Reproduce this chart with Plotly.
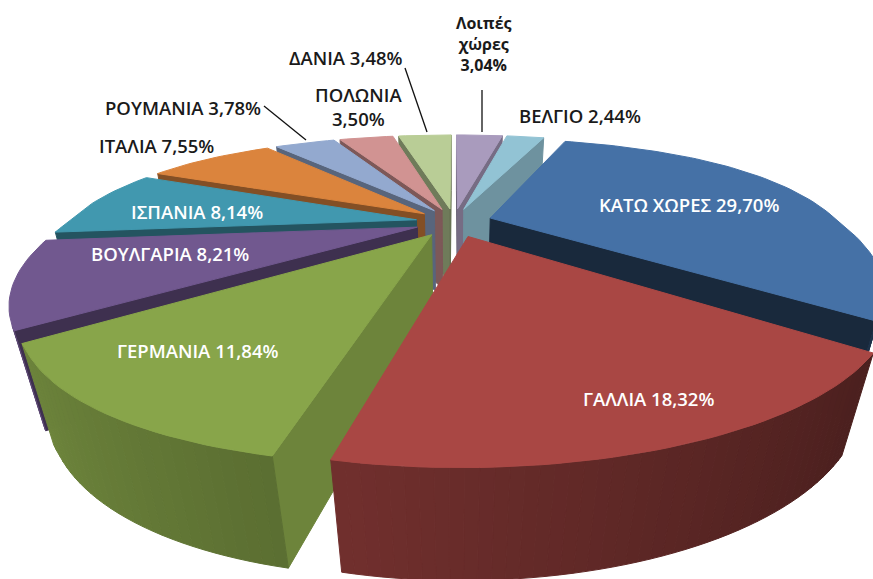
import math
import plotly.graph_objects as go

# Data, clockwise from 12 o'clock
categories = ["Λοιπές χώρες", "ΒΕΛΓΙΟ", "ΚΑΤΩ ΧΩΡΕΣ", "ΓΑΛΛΙΑ", "ΓΕΡΜΑΝΙΑ", "ΒΟΥΛΓΑΡΙΑ",
              "ΙΣΠΑΝΙΑ", "ΙΤΑΛΙΑ", "ΡΟΥΜΑΝΙΑ", "ΠΟΛΩΝΙΑ", "ΔΑΝΙΑ"]
shares = [3.04, 2.44, 29.70, 18.32, 11.84, 8.21, 8.14, 7.55, 3.78, 3.50, 3.48]

# Styles
colors = ["#a99bbd", "#92c3d4", "#4571a6", "#a94744", "#88a54a", "#71588f",
          "#4198af", "#db843d", "#93a9cf", "#d19392", "#b9cd96"]
start_shade = [.6, .6, .6, .6, .8, .55, .55, .6, .6, .6, .6]
end_shade = [.7, .75, .36, .4, .5, .55, .55, .6, .55, .55, .55]

# Projection parameters
CX, CY = 454, 222
A, B, H = 357, 134, 87
K, C, Q = .46, .077, .058
SHEAR = .066
PULL = .11


def project(x, y, z):
    w = 1 + K * y + C * y * y + Q * z
    back = max(0, y)
    front = max(0, -y - .7) / .39
    waist = 1 - .025 * max(0, 1 - abs(y) * 1.5)
    px = CX + A * (x * (1 + .07 * back) * waist + SHEAR * min(0, y + .7)) / w
    py = CY + (-B * y * (1 - .06 * (back > 0)) * (1 - .025 * front) + H * z) / w
    return px, py


def area(points):
    return sum(p[0] * q[1] - q[0] * p[1] for p, q in zip(points, points[1:] + points[:1]))


def rgb(hex_color, f):
    r, g, b = (int(hex_color[i:i + 2], 16) for i in (1, 3, 5))
    return f"rgb({r * f:.0f},{g * f:.0f},{b * f:.0f})"


def wall_shade(t):
    return .62 - .22 * math.sin(t)


fig = go.Figure()


def poly(points, color, name):
    xs = [p[0] for p in points] + [points[0][0]]
    ys = [p[1] for p in points] + [points[0][1]]
    fig.add_trace(go.Scatter(x=xs, y=ys, mode="lines", fill="toself", fillcolor=color,
                             line=dict(color=color, width=1), hoverinfo="text",
                             text=name, showlegend=False))


total = sum(shares)
slices = []
acc = 0
for i, v in enumerate(shares):
    t0 = acc / total * 2 * math.pi
    acc += v
    t1 = acc / total * 2 * math.pi
    slices.append((i, t0, t1, (t0 + t1) / 2))

for i, t0, t1, mid in sorted(slices, key=lambda s: -math.cos(s[3])):
    ex, ey = PULL * math.sin(mid), PULL * math.cos(mid)
    name = f"{categories[i]} {shares[i]:.2f}%".replace(".", ",")
    n = max(4, int((t1 - t0) * 40))
    ts = [t0 + (t1 - t0) * j / n for j in range(n + 1)]

    def rim(t, z):
        return project(ex + math.sin(t), ey + math.cos(t), z)

    apex0, apex1 = project(ex, ey, 0), project(ex, ey, 1)
    # only the faces that look towards the viewer are drawn
    wall_a = [apex0, rim(t0, 0), rim(t0, 1), apex1]
    wall_b = [apex0, rim(t1, 0), rim(t1, 1), apex1]
    if area(wall_a) < 0:
        poly(wall_a, rgb(colors[i], start_shade[i]), name)
    if area(wall_b) > 0:
        poly(wall_b, rgb(colors[i], end_shade[i]), name)
    for a, b in zip(ts[:-1], ts[1:]):
        facet = [rim(a, 0), rim(b, 0), rim(b, 1), rim(a, 1)]
        if area(facet) < 0:
            poly(facet, rgb(colors[i], wall_shade((a + b) / 2)), name)
    poly([apex0] + [rim(t, 0) for t in ts], colors[i], name)

FONT = "Open Sans"
label_list = [
    ("Λοιπές<br>χώρες<br>3,04%", 484, 44, "#1a1a1a", 16, 700),
    ("ΒΕΛΓΙΟ 2,44%", 580, 115, "#1a1a1a", 18.5, 600),
    ("ΚΑΤΩ ΧΩΡΕΣ 29,70%", 689, 204, "white", 18.5, 600),
    ("ΓΑΛΛΙΑ 18,32%", 648, 398, "white", 18.5, 600),
    ("ΓΕΡΜΑΝΙΑ 11,84%", 197, 350, "white", 18.5, 600),
    ("ΒΟΥΛΓΑΡΙΑ 8,21%", 170, 253, "white", 18.5, 600),
    ("ΙΣΠΑΝΙΑ 8,14%", 197, 211, "white", 18.5, 600),
    ("ΙΤΑΛΙΑ 7,55%", 156, 145, "#1a1a1a", 18.5, 600),
    ("ΡΟΥΜΑΝΙΑ 3,78%", 183, 107, "#1a1a1a", 18.5, 600),
    ("ΠΟΛΩΝΙΑ<br>3,50%", 358, 106, "#1a1a1a", 18.5, 600),
    ("ΔΑΝΙΑ 3,48%", 346, 57, "#1a1a1a", 18.5, 600),
]
for text, x, y, col, size, weight in label_list:
    fig.add_annotation(x=x, y=y, text=text, showarrow=False,
                       font=dict(family=FONT, size=size, color=col, weight=weight), align="center")

for x0, y0, x1, y1 in [(264, 106, 306, 140), (405, 68, 427, 132), (482, 90, 482, 132)]:
    fig.add_shape(type="line", x0=x0, y0=y0, x1=x1, y1=y1, line=dict(color="#111", width=1.3))

fig.update_layout(width=873, height=579, margin=dict(l=0, r=0, t=0, b=0), paper_bgcolor="white",
                  plot_bgcolor="white", showlegend=False,
                  xaxis=dict(range=[0, 873], visible=False, fixedrange=True),
                  yaxis=dict(range=[579, 0], visible=False, fixedrange=True))
fig.write_html("out.html", post_script="document.body.style.margin='0';document.body.style.overflow='hidden';",
               config={"displayModeBar": False})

☆ ☆ ☆ ☆ ☆

Goal of the exercise:
Each line of the data is to be duplicated exactly; pictures stay out of the copy.

Result:
Reproduce this chart with Plotly.
import math
import plotly.graph_objects as go

# Data, clockwise from 12 o'clock
categories = ["Λοιπές χώρες", "ΒΕΛΓΙΟ", "ΚΑΤΩ ΧΩΡΕΣ", "ΓΑΛΛΙΑ", "ΓΕΡΜΑΝΙΑ", "ΒΟΥΛΓΑΡΙΑ",
              "ΙΣΠΑΝΙΑ", "ΙΤΑΛΙΑ", "ΡΟΥΜΑΝΙΑ", "ΠΟΛΩΝΙΑ", "ΔΑΝΙΑ"]
shares = [3.04, 2.44, 29.70, 18.32, 11.84, 8.21, 8.14, 7.55, 3.78, 3.50, 3.48]

# Styles
colors = ["#a99bbd", "#92c3d4", "#4571a6", "#a94744", "#88a54a", "#71588f",
          "#4198af", "#db843d", "#93a9cf", "#d19392", "#b9cd96"]
start_shade = [.6, .6, .6, .6, .8, .55, .55, .6, .6, .6, .6]
end_shade = [.7, .75, .36, .4, .5, .55, .55, .6, .55, .55, .55]

# Projection parameters
CX, CY = 454, 222
A, B, H = 357, 134, 87
K, C, Q = .46, .077, .058
SHEAR = .066
PULL = .11


def project(x, y, z):
    w = 1 + K * y + C * y * y + Q * z
    back = max(0, y)
    front = max(0, -y - .7) / .39
    waist = 1 - .025 * max(0, 1 - abs(y) * 1.5)
    px = CX + A * (x * (1 + .07 * back) * waist + SHEAR * min(0, y + .7)) / w
    py = CY + (-B * y * (1 - .06 * (back > 0)) * (1 - .025 * front) + H * z) / w
    return px, py


def area(points):
    return sum(p[0] * q[1] - q[0] * p[1] for p, q in zip(points, points[1:] + points[:1]))


def rgb(hex_color, f):
    r, g, b = (int(hex_color[i:i + 2], 16) for i in (1, 3, 5))
    return f"rgb({r * f:.0f},{g * f:.0f},{b * f:.0f})"


def wall_shade(t):
    return .62 - .22 * math.sin(t)


fig = go.Figure()


def poly(points, color, name):
    xs = [p[0] for p in points] + [points[0][0]]
    ys = [p[1] for p in points] + [points[0][1]]
    fig.add_trace(go.Scatter(x=xs, y=ys, mode="lines", fill="toself", fillcolor=color,
                             line=dict(color=color, width=1), hoverinfo="text",
                             text=name, showlegend=False))


total = sum(shares)
slices = []
acc = 0
for i, v in enumerate(shares):
    t0 = acc / total * 2 * math.pi
    acc += v
    t1 = acc / total * 2 * math.pi
    slices.append((i, t0, t1, (t0 + t1) / 2))

for i, t0, t1, mid in sorted(slices, key=lambda s: -math.cos(s[3])):
    ex, ey = PULL * math.sin(mid), PULL * math.cos(mid)
    name = f"{categories[i]} {shares[i]:.2f}%".replace(".", ",")
    n = max(4, int((t1 - t0) * 40))
    ts = [t0 + (t1 - t0) * j / n for j in range(n + 1)]

    def rim(t, z):
        return project(ex + math.sin(t), ey + math.cos(t), z)

    apex0, apex1 = project(ex, ey, 0), project(ex, ey, 1)
    # only the faces that look towards the viewer are drawn
    wall_a = [apex0, rim(t0, 0), rim(t0, 1), apex1]
    wall_b = [apex0, rim(t1, 0), rim(t1, 1), apex1]
    if area(wall_a) < 0:
        poly(wall_a, rgb(colors[i], start_shade[i]), name)
    if area(wall_b) > 0:
        poly(wall_b, rgb(colors[i], end_shade[i]), name)
    for a, b in zip(ts[:-1], ts[1:]):
        facet = [rim(a, 0), rim(b, 0), rim(b, 1), rim(a, 1)]
        if area(facet) < 0:
            poly(facet, rgb(colors[i], wall_shade((a + b) / 2)), name)
    poly([apex0] + [rim(t, 0) for t in ts], colors[i], name)

FONT = "Open Sans"
label_list = [
    ("Λοιπές<br>χώρες<br>3,04%", 484, 44, "#1a1a1a", 16, 700),
    ("ΒΕΛΓΙΟ 2,44%", 580, 115, "#1a1a1a", 18.5, 600),
    ("ΚΑΤΩ ΧΩΡΕΣ 29,70%", 689, 204, "white", 18.5, 600),
    ("ΓΑΛΛΙΑ 18,32%", 648, 398, "white", 18.5, 600),
    ("ΓΕΡΜΑΝΙΑ 11,84%", 197, 350, "white", 18.5, 600),
    ("ΒΟΥΛΓΑΡΙΑ 8,21%", 170, 253, "white", 18.5, 600),
    ("ΙΣΠΑΝΙΑ 8,14%", 197, 211, "white", 18.5, 600),
    ("ΙΤΑΛΙΑ 7,55%", 156, 145, "#1a1a1a", 18.5, 600),
    ("ΡΟΥΜΑΝΙΑ 3,78%", 183, 107, "#1a1a1a", 18.5, 600),
    ("ΠΟΛΩΝΙΑ<br>3,50%", 358, 106, "#1a1a1a", 18.5, 600),
    ("ΔΑΝΙΑ 3,48%", 346, 57, "#1a1a1a", 18.5, 600),
]
for text, x, y, col, size, weight in label_list:
    fig.add_annotation(x=x, y=y, text=text, showarrow=False,
                       font=dict(family=FONT, size=size, color=col, weight=weight), align="center")

for x0, y0, x1, y1 in [(264, 106, 306, 140), (405, 68, 427, 132), (482, 90, 482, 132)]:
    fig.add_shape(type="line", x0=x0, y0=y0, x1=x1, y1=y1, line=dict(color="#111", width=1.3))

fig.update_layout(width=873, height=579, margin=dict(l=0, r=0, t=0, b=0), paper_bgcolor="white",
                  plot_bgcolor="white", showlegend=False,
                  xaxis=dict(range=[0, 873], visible=False, fixedrange=True),
                  yaxis=dict(range=[579, 0], visible=False, fixedrange=True))
fig.write_html("out.html", post_script="document.body.style.margin='0';document.body.style.overflow='hidden';",
               config={"displayModeBar": False})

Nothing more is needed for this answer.